The names seem to denote what they are, but confusion abounds when it comes to the two. An aperitif, from the Latin aperire, or "to open," enhances the appetite before a meal. A digestif stimulates digestion once the meal is done. Apéritifs are commonly served with something small to eat, such as crackers, cheese, pate, olives and various kinds of finger food.


While there are no hard and fast rules when it comes to inebriants, personal taste usually dictating what we drink, aperitifs and digestifs are what they are for some very sound reasons.


Because an aperitif is a stimulant for the appetite and the palate, an excess of alcohol dulls the taste buds and causes other unwelcome results on an empty stomach. Thus, brandy and Scotch whisky do not fit the mould of an aperitif. With few exceptions, the best aperitifs are between 16% and 24% alcohol (32 to 48 proof). They are often wine derivatives that producers fortify and flavour, although some, like the popular Campari, are more akin to spirits than they are to wine.


How sweet it is

The singular difference between aperitifs and digestifs is sweetness. It makes perfect sense, really. A syrupy or sweet drink that cloys the palate tends not to stimulate hunger. It can make for an ideal drink on a full stomach, however, although the best digestif cocktails -- as opposed to a pure digestif, such as a liqueur -- temper the level of sweetness and offer a nice balance.


Aperitifs are clean, crisp drinks that are best served cold, but without ice. North American penchant for ice in cocktails and drinks has an unfortunate cloudy effect on many fine aperitifs and contributes nothing to the overall flavour. Instead, chill an aperitif, as well as its glass.


Can you feel that?

Taste and texture are important in both aperitifs and digestifs. Because of the conditions under which one consumes the former, a light, almost astringent character is ideal. Vermouth is the standard in this case.

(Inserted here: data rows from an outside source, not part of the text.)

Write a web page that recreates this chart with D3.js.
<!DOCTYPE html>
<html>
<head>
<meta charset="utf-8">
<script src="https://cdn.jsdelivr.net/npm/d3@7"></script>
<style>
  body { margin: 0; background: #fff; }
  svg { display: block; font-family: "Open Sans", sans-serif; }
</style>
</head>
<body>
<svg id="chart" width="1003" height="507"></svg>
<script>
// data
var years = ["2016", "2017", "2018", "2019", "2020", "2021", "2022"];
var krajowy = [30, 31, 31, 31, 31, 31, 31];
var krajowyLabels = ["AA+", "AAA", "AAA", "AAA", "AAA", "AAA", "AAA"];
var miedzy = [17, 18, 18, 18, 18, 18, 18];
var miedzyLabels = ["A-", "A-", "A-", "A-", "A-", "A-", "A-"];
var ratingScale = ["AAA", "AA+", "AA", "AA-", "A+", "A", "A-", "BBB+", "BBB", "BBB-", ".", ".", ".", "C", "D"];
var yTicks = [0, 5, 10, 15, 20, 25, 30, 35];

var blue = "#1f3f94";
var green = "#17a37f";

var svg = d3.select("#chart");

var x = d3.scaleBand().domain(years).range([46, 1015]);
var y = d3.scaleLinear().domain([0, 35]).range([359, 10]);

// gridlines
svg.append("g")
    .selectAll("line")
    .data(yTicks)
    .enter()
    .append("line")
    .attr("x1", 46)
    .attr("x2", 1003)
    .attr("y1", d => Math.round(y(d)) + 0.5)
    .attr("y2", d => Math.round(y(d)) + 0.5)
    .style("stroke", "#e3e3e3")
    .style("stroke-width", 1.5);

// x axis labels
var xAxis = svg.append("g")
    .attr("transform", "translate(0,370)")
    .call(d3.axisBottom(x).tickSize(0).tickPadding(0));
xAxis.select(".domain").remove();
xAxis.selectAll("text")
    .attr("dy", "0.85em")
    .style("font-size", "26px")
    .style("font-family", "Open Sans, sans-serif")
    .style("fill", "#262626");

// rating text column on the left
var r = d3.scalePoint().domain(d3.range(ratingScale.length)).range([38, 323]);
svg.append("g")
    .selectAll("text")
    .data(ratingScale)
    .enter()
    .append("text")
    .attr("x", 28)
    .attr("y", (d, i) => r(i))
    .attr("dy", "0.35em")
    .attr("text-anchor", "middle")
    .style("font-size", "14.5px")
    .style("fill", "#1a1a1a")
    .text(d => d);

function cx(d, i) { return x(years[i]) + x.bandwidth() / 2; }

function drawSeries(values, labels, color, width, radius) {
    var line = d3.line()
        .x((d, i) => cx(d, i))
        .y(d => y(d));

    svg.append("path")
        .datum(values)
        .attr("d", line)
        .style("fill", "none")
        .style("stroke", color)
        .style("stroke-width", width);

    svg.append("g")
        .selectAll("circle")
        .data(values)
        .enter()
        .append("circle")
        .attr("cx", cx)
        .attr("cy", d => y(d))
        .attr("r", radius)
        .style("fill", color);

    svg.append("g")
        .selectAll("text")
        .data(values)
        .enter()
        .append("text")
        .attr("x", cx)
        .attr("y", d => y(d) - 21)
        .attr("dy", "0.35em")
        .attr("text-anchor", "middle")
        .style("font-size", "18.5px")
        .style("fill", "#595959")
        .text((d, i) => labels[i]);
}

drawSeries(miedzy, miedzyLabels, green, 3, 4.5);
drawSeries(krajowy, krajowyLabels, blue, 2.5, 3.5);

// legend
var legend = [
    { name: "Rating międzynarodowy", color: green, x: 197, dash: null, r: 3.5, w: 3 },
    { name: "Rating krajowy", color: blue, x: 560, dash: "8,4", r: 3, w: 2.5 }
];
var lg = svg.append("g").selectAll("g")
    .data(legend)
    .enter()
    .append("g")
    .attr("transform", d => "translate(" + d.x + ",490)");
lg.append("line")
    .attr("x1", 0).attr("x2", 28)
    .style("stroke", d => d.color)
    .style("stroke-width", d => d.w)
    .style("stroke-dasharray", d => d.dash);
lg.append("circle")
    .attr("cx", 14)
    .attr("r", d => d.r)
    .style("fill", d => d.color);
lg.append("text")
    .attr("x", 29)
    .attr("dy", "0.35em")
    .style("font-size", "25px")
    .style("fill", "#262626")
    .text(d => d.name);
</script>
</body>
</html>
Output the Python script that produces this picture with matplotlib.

Digestifs and nightcaps, however, can afford a heavier composition in both departments and alcohol content in line with the tolerance level of a full stomach. Think of cognac or herbal liqueurs such as sambuca or Chartreuse, and you're in the ballpark.


Before you start drinking

There are some additional tips to be aware of when preparing a cocktail, either pre- or post-meal. The first tip has to do with ingredients. Stock your home bar with only the best, and use natural ingredients and colorants. The extra expense is worth it. For example, avoid sugar and fruit juice as sweeteners unless a recipe strictly calls for it. While the use of both is custom with mixed drinks such as a simple Screwdriver, cordials (maraschino) and liqueurs (Triple Sec) offer a more genuine taste and honesty to cocktails.


Good bitters (Angostura) and herbal liqueurs (Anisette) also accent cocktails like no other substitute. When appropriate, chill the cocktail and again, avoid ice unless the recipe calls for it. Use good glassware, as it does enhance the experience from the standpoints of both presentation and taste.